> **THE EXERCISE**
Quote each line of the material verbatim, without the pictures.

> **INFORMATION SHOWN**
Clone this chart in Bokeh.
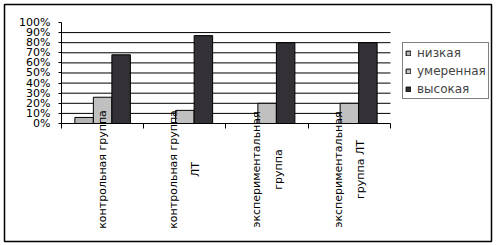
import math

from bokeh.core.properties import value
from bokeh.embed import file_html
from bokeh.models import (ColumnDataSource, FixedTicker, Legend, LegendItem,
                          LinearAxis, NumeralTickFormatter, Range1d)
from bokeh.plotting import figure
from bokeh.resources import INLINE
from bokeh.transform import dodge

# Groups and their wrapped tick labels
groups = ["контрольная группа", "контрольная группа ЛТ",
          "экспериментальная группа", "экспериментальная группа ЛТ"]
group_labels = ["контрольная группа", "контрольная группа\nЛТ",
                "экспериментальная\nгруппа", "экспериментальная\nгруппа ЛТ"]

# Share of each level per group
series_names = ["низкая", "умеренная", "высокая"]
low = [0.06, 0.00, 0.00, 0.00]
moderate = [0.26, 0.13, 0.20, 0.20]
high = [0.68, 0.87, 0.80, 0.80]

y_ticks = [0.0, 0.1, 0.2, 0.3, 0.4, 0.5, 0.6, 0.7, 0.8, 0.9, 1.0]
grid_ticks = [0.1, 0.2, 0.3, 0.4, 0.5, 0.6, 0.7, 0.8, 0.9]

FONT = "DejaVu Sans"
colors = ["#b4b4b4", "#c0c0c0", "#333036"]

n = len(groups)
centers = [i + 0.5 for i in range(n)]
src = ColumnDataSource(dict(x=centers, group=groups, label=group_labels,
                            low=low, moderate=moderate, high=high))
grid_src = ColumnDataSource(dict(y=grid_ticks, x0=[0] * len(grid_ticks),
                                 x1=[n] * len(grid_ticks)))

# The frame is the whole chart box; the plot area sits inside it
p = figure(width=496, height=245, output_backend="svg", toolbar_location=None,
           x_range=Range1d(-0.693, n + 1.228), y_range=Range1d(-1.168, 1.178),
           x_axis_type=None, y_axis_type=None,
           min_border_left=4, min_border_right=5,
           min_border_top=4, min_border_bottom=4)
p.background_fill_color = "white"
p.border_fill_color = "white"
p.outline_line_color = "black"
p.outline_line_width = 1.5
p.grid.visible = False

# Horizontal grid lines across the plot area
p.segment(x0="x0", x1="x1", y0="y", y1="y", source=grid_src,
          line_color="black", line_width=1)

bar_w = 0.225
renderers = []
for field, off, col in zip(["low", "moderate", "high"], [-bar_w, 0.0, bar_w], colors):
    r = p.vbar(x=dodge("x", off, range=p.x_range), top=field, width=bar_w,
               source=src, fill_color=col, line_color="black", line_width=1)
    renderers.append(r)

# Value axis at x = 0
yaxis = LinearAxis(fixed_location=0, bounds=(0, 1),
                   ticker=FixedTicker(ticks=y_ticks),
                   formatter=NumeralTickFormatter(format="0%"),
                   major_label_text_font=FONT, major_label_text_font_size="11px",
                   major_label_text_color="black", major_label_standoff=8,
                   major_tick_out=3, major_tick_in=0,
                   minor_tick_out=0, minor_tick_in=0,
                   axis_line_color="black", major_tick_line_color="black")
p.add_layout(yaxis, "left")

# Category axis at y = 0, ticks between the groups
xaxis = LinearAxis(fixed_location=0, bounds=(0, n),
                   ticker=FixedTicker(ticks=[], minor_ticks=list(range(n + 1))),
                   major_tick_out=0, major_tick_in=0,
                   minor_tick_out=5, minor_tick_in=0,
                   axis_line_color="black", minor_tick_line_color="black")
p.add_layout(xaxis, "below")

# Rotated group labels under the axis
p.text(x="x", y=-0.455, text="label", source=src, angle=math.pi / 2,
       text_align="center", text_baseline="middle",
       text_font=value(FONT), text_font_size="11px",
       text_line_height=1.7, text_color="black")

# Legend
legend = Legend(items=[LegendItem(label=s, renderers=[r]) for s, r in zip(series_names, renderers)],
                location=(398, 142), orientation="vertical",
                glyph_width=6, glyph_height=6, label_standoff=6,
                label_height=15, spacing=3, padding=2, margin=0,
                label_text_font=FONT, label_text_font_size="12px",
                border_line_color="black", border_line_width=1,
                background_fill_color="white", background_fill_alpha=1.0)
p.add_layout(legend)

open("out.html", "w").write(file_html(p, INLINE))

> **TASK OUTPUT**
Clone this chart in Bokeh.
import math

from bokeh.core.properties import value
from bokeh.embed import file_html
from bokeh.models import (ColumnDataSource, FixedTicker, Legend, LegendItem,
                          LinearAxis, NumeralTickFormatter, Range1d)
from bokeh.plotting import figure
from bokeh.resources import INLINE
from bokeh.transform import dodge

# Groups and their wrapped tick labels
groups = ["контрольная группа", "контрольная группа ЛТ",
          "экспериментальная группа", "экспериментальная группа ЛТ"]
group_labels = ["контрольная группа", "контрольная группа\nЛТ",
                "экспериментальная\nгруппа", "экспериментальная\nгруппа ЛТ"]

# Share of each level per group
series_names = ["низкая", "умеренная", "высокая"]
low = [0.06, 0.00, 0.00, 0.00]
moderate = [0.26, 0.13, 0.20, 0.20]
high = [0.68, 0.87, 0.80, 0.80]

y_ticks = [0.0, 0.1, 0.2, 0.3, 0.4, 0.5, 0.6, 0.7, 0.8, 0.9, 1.0]
grid_ticks = [0.1, 0.2, 0.3, 0.4, 0.5, 0.6, 0.7, 0.8, 0.9]

FONT = "DejaVu Sans"
colors = ["#b4b4b4", "#c0c0c0", "#333036"]

n = len(groups)
centers = [i + 0.5 for i in range(n)]
src = ColumnDataSource(dict(x=centers, group=groups, label=group_labels,
                            low=low, moderate=moderate, high=high))
grid_src = ColumnDataSource(dict(y=grid_ticks, x0=[0] * len(grid_ticks),
                                 x1=[n] * len(grid_ticks)))

# The frame is the whole chart box; the plot area sits inside it
p = figure(width=496, height=245, output_backend="svg", toolbar_location=None,
           x_range=Range1d(-0.693, n + 1.228), y_range=Range1d(-1.168, 1.178),
           x_axis_type=None, y_axis_type=None,
           min_border_left=4, min_border_right=5,
           min_border_top=4, min_border_bottom=4)
p.background_fill_color = "white"
p.border_fill_color = "white"
p.outline_line_color = "black"
p.outline_line_width = 1.5
p.grid.visible = False

# Horizontal grid lines across the plot area
p.segment(x0="x0", x1="x1", y0="y", y1="y", source=grid_src,
          line_color="black", line_width=1)

bar_w = 0.225
renderers = []
for field, off, col in zip(["low", "moderate", "high"], [-bar_w, 0.0, bar_w], colors):
    r = p.vbar(x=dodge("x", off, range=p.x_range), top=field, width=bar_w,
               source=src, fill_color=col, line_color="black", line_width=1)
    renderers.append(r)

# Value axis at x = 0
yaxis = LinearAxis(fixed_location=0, bounds=(0, 1),
                   ticker=FixedTicker(ticks=y_ticks),
                   formatter=NumeralTickFormatter(format="0%"),
                   major_label_text_font=FONT, major_label_text_font_size="11px",
                   major_label_text_color="black", major_label_standoff=8,
                   major_tick_out=3, major_tick_in=0,
                   minor_tick_out=0, minor_tick_in=0,
                   axis_line_color="black", major_tick_line_color="black")
p.add_layout(yaxis, "left")

# Category axis at y = 0, ticks between the groups
xaxis = LinearAxis(fixed_location=0, bounds=(0, n),
                   ticker=FixedTicker(ticks=[], minor_ticks=list(range(n + 1))),
                   major_tick_out=0, major_tick_in=0,
                   minor_tick_out=5, minor_tick_in=0,
                   axis_line_color="black", minor_tick_line_color="black")
p.add_layout(xaxis, "below")

# Rotated group labels under the axis
p.text(x="x", y=-0.455, text="label", source=src, angle=math.pi / 2,
       text_align="center", text_baseline="middle",
       text_font=value(FONT), text_font_size="11px",
       text_line_height=1.7, text_color="black")

# Legend
legend = Legend(items=[LegendItem(label=s, renderers=[r]) for s, r in zip(series_names, renderers)],
                location=(398, 142), orientation="vertical",
                glyph_width=6, glyph_height=6, label_standoff=6,
                label_height=15, spacing=3, padding=2, margin=0,
                label_text_font=FONT, label_text_font_size="12px",
                border_line_color="black", border_line_width=1,
                background_fill_color="white", background_fill_alpha=1.0)
p.add_layout(legend)

open("out.html", "w").write(file_html(p, INLINE))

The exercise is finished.